3. Os desafios sobre o que poderá representar essas mudanças na família e sua relação com trabalho:
Quais são os maiores desafios hoje?
- Família monoparentais (normalmente mulher ou pessoa idosa) é um fenômeno preocupante no Brasil.
- Crescem as famílias reconstituídas a partir de uniões anteriores e separações.
- Casais que se unem, mas não se casam nem no religioso, nem no civil.
- O casamento cada vez mais tardiamente o que leve os pais a terem que sustentar os jovens por cada vez mais tempo em casa.
- Queda na taxa de fecundidade das famílias (1,9% de filhos por família) o que gerará índices alarmantes de queda na taxa de fecundidade. A previsão é para 207 milhões de brasileiros em 2030, com queda crescente de população caso não se mudem as políticas demográfica e migratória. A composição temporal se alterará com a redução do número de crianças, adolescentes e jovens. Vão sobrar escolas, algumas cidades vão minguar e o sistema previdenciário pode colapsar, pois o número de pessoas trabalhando será incapaz de sustentar uma multidão de aposentados. Nossas cidades não está preparada para a mobilidade das pessoas idosas. Como financiar este envelhecimento? De onde virão os recursos? Se as famílias são menores quem apoiará os idosos?
- As mulheres da raça branca diminuem ainda mais o número de filhos. Os não brancos tem a taxa de fecundidade mais elevada. Em 2030 a previsão é que 70% do Brasil seja não branco. E se, ainda hoje, há preconceito velado e desigualdade por causa da cor da pele, imagine como poderá ficar a exclusão no futuro?

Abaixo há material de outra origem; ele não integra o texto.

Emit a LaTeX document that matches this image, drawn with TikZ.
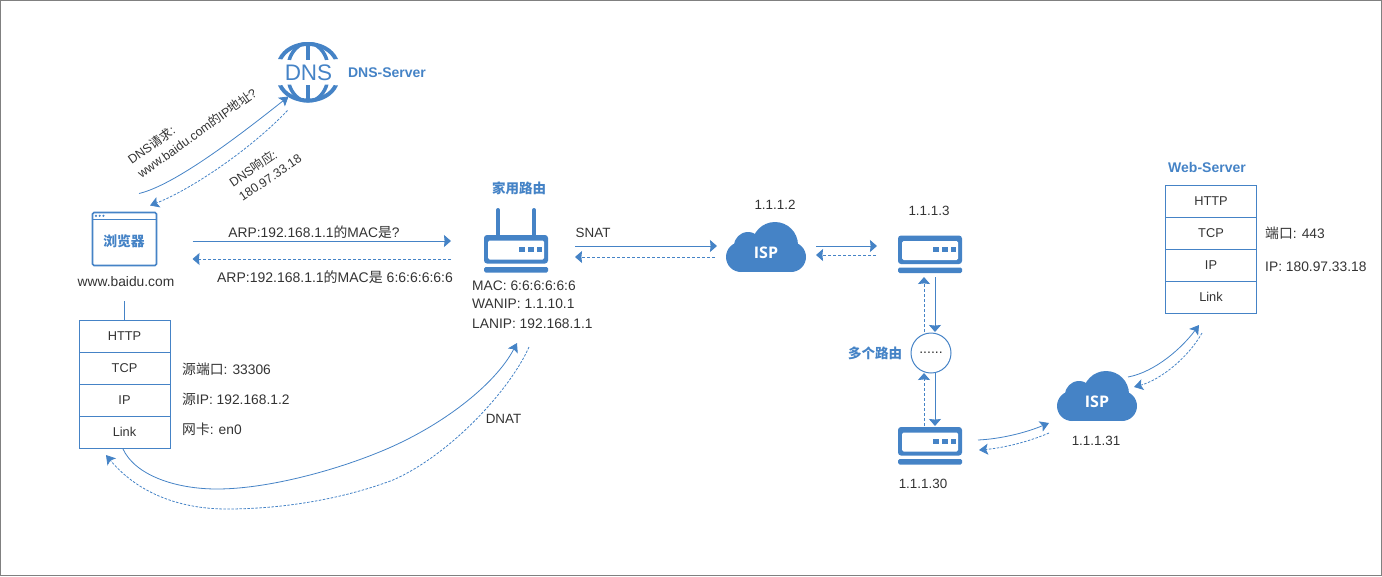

Poderemos chegar em 2014 como a quarta economia do mundo, mas de que adianta isso se o povo não viver bem?! Superar a miséria é um grande desafio, mas precisamos ver que uma sociedade decente e fraterna tem o seu centro na unidade familiar. Neste sentido é fundamental a criação de políticas públicas pró-família. O trabalho modifica a família, mas a família tem poder ainda maior de mudar o mundo do trabalho. O Brasil não é mais prisioneiro da ditadura, nem no FMI.. nada nos impede de darmos mais esse passo decisivo. Não tenhamos medo de ousar e anunciar, lutar concretamente pela família, maior bem da sociedade, pilar do bem-estar.